Während des Spiels seien Zuschauer aufgetaucht, die A. aufgrund ihrer Kleidung der rechten Szene zuordnet, und hätten sie beschimpft und bepöbelt. Trotz geringer Entfernung seien die Ordner nicht eingeschritten und hätten wie die Polizei auch auf Hinweise des Begleiters von A. und Bitten um einen Umzug in den Gästeblock nicht reagiert. Als das 1:0 für St. Pauli fiel, jubelte der 56-Jährige und schwenkte seine mitgebrachte Fahne. Daraufhin habe ein Rostocker Fan versucht, ihm das Fanutensil zu entreißen. Es sei zu Handgreiflichkeiten gekommen. Die Szene sei sowohl vom Sicherheitsdienst als auch von der Polizei beobachtet worden. Weder das Ordnungspersonal noch andere Zuschauer hätten reagiert, auch nicht, als eine zweite Attacke folgte. Erst auf Hinweis von A.s Betreuer führten Sicherheitsbeamte den wieder in der Menge abgetauchten Angreifer ab.
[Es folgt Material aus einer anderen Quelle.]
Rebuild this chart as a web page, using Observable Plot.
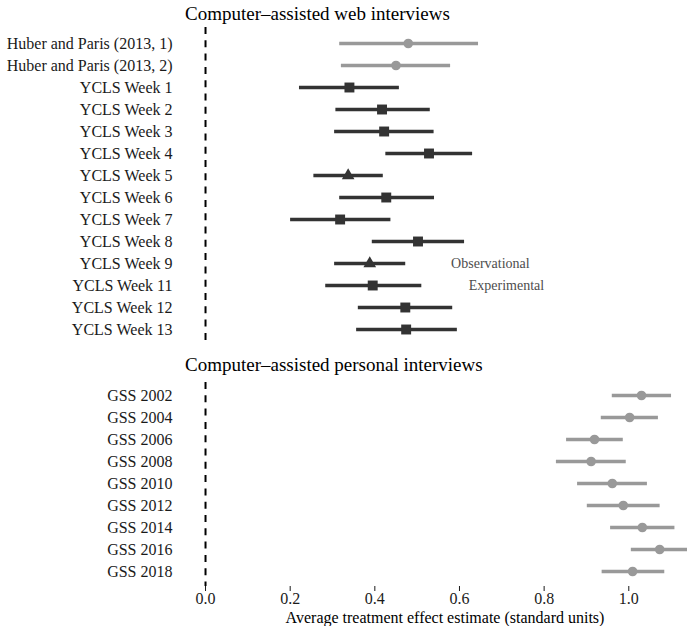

Als es schließlich 2:0 stand und der Rollstuhlfahrer und sein Begleiter von allen Seiten beschimpft und bedroht worden seien, beschlossen sie, das Stadion frühzeitig zu verlassen. "Ich habe ihm gesagt: Wir müssen hier weg, sonst kriegen wir was auf die Mütze", erzählt A.s Begleiter, der nicht namentlich genannt werden möchte. A. möchte das Erlebte nicht auf sich beruhen lassen, verfasste deshalb die E-Mail. Von einer Anzeige habe er abgesehen, das bringe nichts. Auf Rostocker Seite war gestern für eine Stellungnahme niemand zu erreichen. St. Paulis Behinderten-Fanbeauftragte, Dagmar Oden, sagte, dass sie den Bericht an die DFL und den DFB weiterreichen werde. Dann kann sich auch Theo Zwanziger mit dem Fall auseinandersetzen.